You'd probably want several brand new satellites dedicated to communications for an initial colonial undertaking.

4 comments

If you think about the initial communications infrastructure around North America when Columbus set sail in the 15th century, we've got a leg up.

I realize it's not the same situation, not the same expectations, a different world than 500+ years ago, but real progress doesn't happen in a cleanroom.

1 Mbit/s is a problem? This communication network we're currently using started out at just 300 b/s, 3000x lower bandwidth. When speeds got up to 2.4 Kb/s, it really started to take off.

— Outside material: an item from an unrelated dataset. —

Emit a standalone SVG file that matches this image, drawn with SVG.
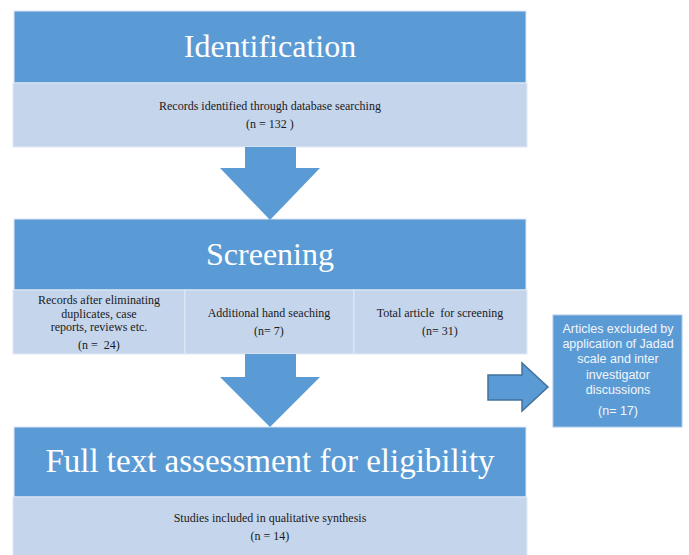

The bandwidth back than was more than adequate to handle a website like Hacker News, and the store-and-forward protocols that were developed back then to preserve bandwidth, like SMTP and NNTP, will probably come back into play for a Mars/Earth link. Any video would need to be highly compressed and low quality by today's standards, but in the 50s and 60s TV was far lower quality than it is today and served its purpose just fine. Audio recordings for voice messages likely would be just fine without any quality reduction.

You have to remember that the initial colonists are going to necessarily be a fairly independent bunch. They're not going to need, or care, to keep up with the latest shows, music, or social media. They'll be too busy with surviving, collecting and transmitting scientific data, and writing letters to their loved-ones back on Earth.

Once humans get involved, putting up a better communications satellite fleet should be trivial by comparison. You could almost just toss some satellites out the airlock before you start aerobraking. Obviously it would take a little more thought than that, but it certainly wouldn't be the hard part of the whole deal.
MRO does 6Mbit/s.

But indeed, NASA intends much higher bandwidth for future missions using laser communications.

SpaceX would likely use a variant of their constellation satellites which should be capable of multiple Gbit/s using laser communications.